“My work is rooted in the process of creating. I’m in love with the act of blowing glass, and with its optical properties,” says Randi Solin.
Randi Solin didn’t always set out to become an artist. Her early ambitions were political in nature — she wished to be a senator so that she could make a difference in people’s lives. However, upon her arrival at college, she witnessed another student blowing glass and decided to alter her course and create art instead. With no prior background in art, she found it challenging indeed — but she managed through art school on grit and determination. Today, she has been making art glass for over 25 years.
Perhaps this unique approach to her career in art is what led her to her own extraordinary style. Solin explains:
I incorporate techniques found in both classic Venetian glassblowing and the American Art Glass movement. However, I approach my work two-dimensionally, like a painter to a canvas or a weaver using thread to create an intricate tapestry. My glass pieces are compositions, and, atypical to glass blowing in general, they have a “front.” Generally, my forms have an Asian-influenced simplicity, which allows for my complex and painstaking coloration process to unfold. I build layer upon layer of color using glass in all particle sizes — powder, cane, frit, and rod — like a painter’s palette, to create original coloration and truly one-of-a-kind work.
My optics serve as the window into my coloration process — into the “soul” of a piece — allowing the viewer to peer into its life, like the rings of a tree. All of my pieces are intellectually created on the notion that with each finished work, a history is revealed. My layering and coloration process is all about showing that the piece was made over time. I accentuate each individual layer, which for me is a tremendously important component to my work. My optics — the cut and polish, the juxtaposition of this organic form with this stark hard edge — is unique to my work and a signature of sorts. My work requires the viewer to interact with the piece, to hold it, pick it up, to look into its interior life, to feel its incredible weight and mass, and to engage with its optics and its coloration.
“My work is a juxtaposition of weighted organic form and sharp polished edges.”

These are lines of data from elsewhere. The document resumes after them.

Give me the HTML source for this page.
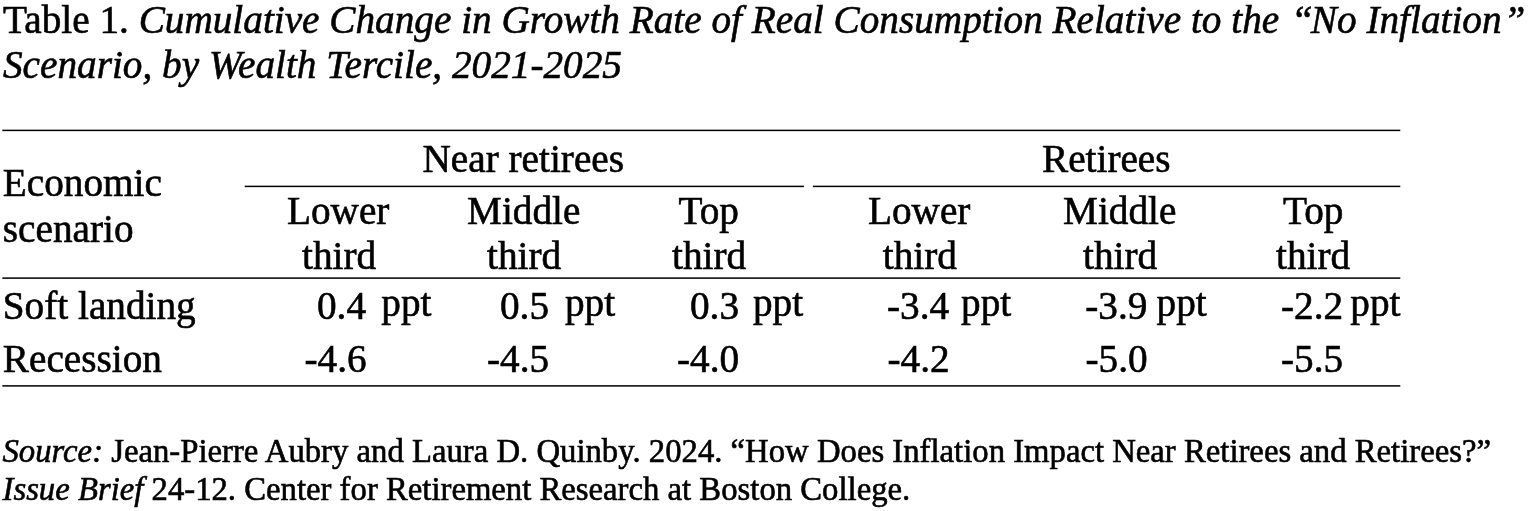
<!DOCTYPE html>
<html lang="en">
<head>
<meta charset="utf-8">
<title>Table 1. Cumulative Change in Growth Rate of Real Consumption</title>
<style>
html,body{margin:0;padding:0;background:#fff;}
body{width:1536px;height:511px;position:relative;overflow:hidden;font-family:"Liberation Serif",serif;font-size:39.24px;color:#000;}
figure,figcaption,h1,p,table,thead,tbody,tr,th,td{display:block;margin:0;padding:0;border:0;font:inherit;font-weight:normal;text-align:left;}
.t{position:absolute;top:0;display:block;white-space:pre;line-height:0;-webkit-text-stroke:0.6px #000;}
.s{display:inline-block;width:0;vertical-align:baseline;}
.q{position:relative;left:2px;}
.r{position:absolute;left:0;top:0;display:block;}
</style>
</head>
<body>
<figure>
<svg class="r" width="1536" height="511" viewBox="0 0 1536 511" aria-hidden="true">
<rect x="2.3" y="129.65" width="1398.0" height="1.5" fill="#000"/>
<rect x="244.7" y="185.65" width="559.2" height="1.5" fill="#000"/>
<rect x="812.9" y="185.65" width="587.4" height="1.5" fill="#000"/>
<rect x="2.3" y="277.35" width="1398.0" height="1.5" fill="#000"/>
<rect x="2.3" y="385.15" width="1398.0" height="1.5" fill="#000"/>
</svg>
<figcaption>
<h1><span class="t" style="left:3px"><span class="s" style="height:33px"></span>Table 1. <i>Cumulative Change in Growth Rate of Real Consumption Relative to the <span class="q">“</span>No Inflation<span class="q">”</span></i></span>
<span class="t" style="left:3px"><span class="s" style="height:78px"></span><i>Scenario, by Wealth Tercile, 2021-2025</i></span></h1>
</figcaption>
<table>
<thead>
<tr>
<th rowspan="2" scope="col"><span class="t" style="left:2.8px"><span class="s" style="height:196px"></span>Economic</span>
<span class="t" style="left:2.8px"><span class="s" style="height:242px"></span>scenario</span></th>
<th colspan="3" scope="colgroup"><span class="t" style="left:422.5px"><span class="s" style="height:172px"></span>Near retirees</span></th>
<th colspan="3" scope="colgroup"><span class="t" style="left:1042px"><span class="s" style="height:172px"></span>Retirees</span></th>
</tr>
<tr>
<th scope="col"><span class="t" style="left:287px"><span class="s" style="height:224px"></span>Lower</span>
<span class="t" style="left:302px"><span class="s" style="height:269px"></span>third</span></th>
<th scope="col"><span class="t" style="left:467px"><span class="s" style="height:224px"></span>Middle</span>
<span class="t" style="left:487px"><span class="s" style="height:269px"></span>third</span></th>
<th scope="col"><span class="t" style="left:678.5px"><span class="s" style="height:224px"></span>Top</span>
<span class="t" style="left:672px"><span class="s" style="height:269px"></span>third</span></th>
<th scope="col"><span class="t" style="left:868px"><span class="s" style="height:224px"></span>Lower</span>
<span class="t" style="left:882.8px"><span class="s" style="height:269px"></span>third</span></th>
<th scope="col"><span class="t" style="left:1063px"><span class="s" style="height:224px"></span>Middle</span>
<span class="t" style="left:1083px"><span class="s" style="height:269px"></span>third</span></th>
<th scope="col"><span class="t" style="left:1283px"><span class="s" style="height:224px"></span>Top</span>
<span class="t" style="left:1276px"><span class="s" style="height:269px"></span>third</span></th>
</tr>
</thead>
<tbody>
<tr>
<th scope="row"><span class="t" style="left:2.8px"><span class="s" style="height:319px"></span>Soft landing</span></th>
<td><span class="t" style="left:317px"><span class="s" style="height:319px"></span>0.4</span> <span class="t" style="left:381.3px"><span class="s" style="height:316px"></span>ppt</span></td>
<td><span class="t" style="left:500px"><span class="s" style="height:319px"></span>0.5</span> <span class="t" style="left:565px"><span class="s" style="height:316px"></span>ppt</span></td>
<td><span class="t" style="left:690px"><span class="s" style="height:319px"></span>0.3</span> <span class="t" style="left:753px"><span class="s" style="height:316px"></span>ppt</span></td>
<td><span class="t" style="left:887px"><span class="s" style="height:319px"></span>-3.4</span> <span class="t" style="left:961.1px"><span class="s" style="height:316px"></span>ppt</span></td>
<td><span class="t" style="left:1085.3px"><span class="s" style="height:319px"></span>-3.9</span> <span class="t" style="left:1156.6px"><span class="s" style="height:316px"></span>ppt</span></td>
<td><span class="t" style="left:1281px"><span class="s" style="height:319px"></span>-2.2</span> <span class="t" style="left:1350.3px"><span class="s" style="height:316px"></span>ppt</span></td>
</tr>
<tr>
<th scope="row"><span class="t" style="left:2.8px"><span class="s" style="height:372px"></span>Recession</span></th>
<td><span class="t" style="left:304.5px"><span class="s" style="height:372px"></span>-4.6</span></td>
<td><span class="t" style="left:487px"><span class="s" style="height:372px"></span>-4.5</span></td>
<td><span class="t" style="left:677px"><span class="s" style="height:372px"></span>-4.0</span></td>
<td><span class="t" style="left:887.5px"><span class="s" style="height:372px"></span>-4.2</span></td>
<td><span class="t" style="left:1085.5px"><span class="s" style="height:372px"></span>-5.0</span></td>
<td><span class="t" style="left:1281px"><span class="s" style="height:372px"></span>-5.5</span></td>
</tr>
</tbody>
</table>
<p><span class="t" style="left:2.5px;font-size:32.735px"><span class="s" style="height:462px"></span><i>Source:</i> Jean-Pierre Aubry and Laura D. Quinby. 2024. “How Does Inflation Impact Near Retirees and Retirees?”</span>
<span class="t" style="left:2.5px;font-size:32.735px"><span class="s" style="height:500px"></span><i>Issue Brief</i> 24-12. Center for Retirement Research at Boston College.</span></p>
</figure>
</body>
</html>
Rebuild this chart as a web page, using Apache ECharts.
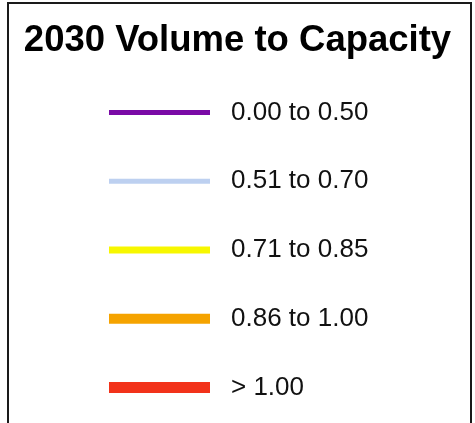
<!DOCTYPE html>
<html>
<head>
<meta charset="utf-8">
<script src="https://cdn.jsdelivr.net/npm/echarts@6/dist/echarts.min.js"></script>
<style>html,body{margin:0;padding:0;background:#fff}#c{width:475px;height:423px}</style>
</head>
<body>
<div id="c"></div>
<script>
const titleText = '2030 Volume to Capacity';
const classLabels = ['0.00 to 0.50', '0.51 to 0.70', '0.71 to 0.85', '0.86 to 1.00', '> 1.00'];
const classColors = ['#7a0aa6', '#bdd0f0', '#f7f700', '#f5a300', '#f2321a'];
const classWidths = [5, 5, 7, 10, 11];
const segStart = [0, 0, 0, 0, 0];
const segEnd = [1, 1, 1, 1, 1];

const chart = echarts.init(document.getElementById('c'), null, {renderer: 'canvas'});
const FONT = '"Liberation Sans", Arial, sans-serif';
chart.setOption({
  animation: false,
  backgroundColor: '#ffffff',
  title: {
    text: titleText,
    left: 'center',
    top: 17,
    textStyle: {fontFamily: FONT, fontSize: 36.5, fontWeight: 'bold', color: '#000'}
  },
  graphic: [{
    type: 'rect',
    shape: {x: 8, y: 3, width: 463, height: 440},
    style: {fill: 'none', stroke: '#1a1a1a', lineWidth: 2},
    silent: true
  }],
  grid: {left: 109, right: 265, top: 78, height: 344},
  xAxis: {type: 'value', min: 0, max: 1, show: false},
  yAxis: {
    type: 'category',
    data: classLabels,
    inverse: true,
    position: 'right',
    axisLine: {show: false},
    axisTick: {show: false},
    splitLine: {show: false},
    axisLabel: {
      margin: 21,
      align: 'left',
      padding: [5, 0, 0, 0],
      fontFamily: FONT,
      fontSize: 26,
      color: '#111'
    }
  },
  series: classLabels.map((lab, i) => ({
    type: 'line',
    name: lab,
    symbol: 'none',
    silent: true,
    lineStyle: {color: classColors[i], width: classWidths[i], cap: 'butt'},
    data: [[segStart[i], lab], [segEnd[i], lab]]
  }))
});
</script>
</body>
</html>
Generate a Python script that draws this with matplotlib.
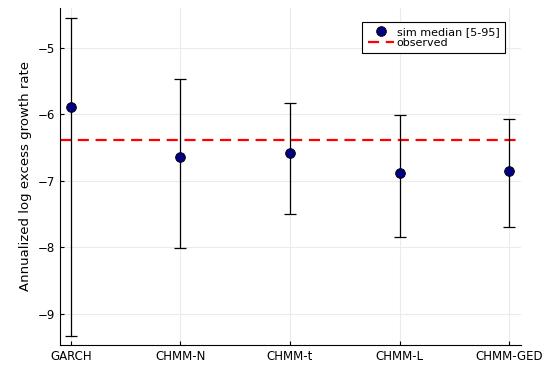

Each of Solin’s pieces has its own distinct inspiration and process. She explains:
The inspiration for the ‘Aquos Rectangle’ came from a request from the Georgia Aquarium in Atlanta. They were having a grand opening for the world’s largest aquarium, and the piece was designed for the event. The ‘Aquos Rectangle’ is hand-shaped, mold-blown glass off the pipe with a triptych coloration including gold and green aventurine and a multi-layer of sterling silver leaf and white cane. It has an angled cut and polished top. I designed the ‘Aquos Rectangle’ to use the juxtaposition of the hard, rigid corners of the form with the movement and fluid nature of the coloration.
Solin‘s inspiration is often found in the pages of National Geographic magazines. She pulls the essence of exotic locales into her work, traveling vicariously through the images and then the glass. Her piece “Malibar” alludes to the spices found in the Malabar region of India. “Glacier” appears to be born of the same ice it is named for, with layers of blues and greens that play with the light.
Not only is Solin committed to creating incredible pieces of art, but she is also highly engaged with teaching and continuing the education of the next generation of artists. Having been a school teacher prior to working in glass full-time, she currently teaches courses on glassblowing in the space she shares with ceramic artist Natalie Blake. The two have created a destination arts facility; the website states its purpose “for the creation, instruction, and promotion of silica-based arts (main ingredient in both glass and clay). Fundamental to our mission is making fine crafts accessible to a wide range of people.” Solin‘s passion has come full circle — her original plan was to positively affect people’s lives, and she’s achieved that goal without ever needing to run for office.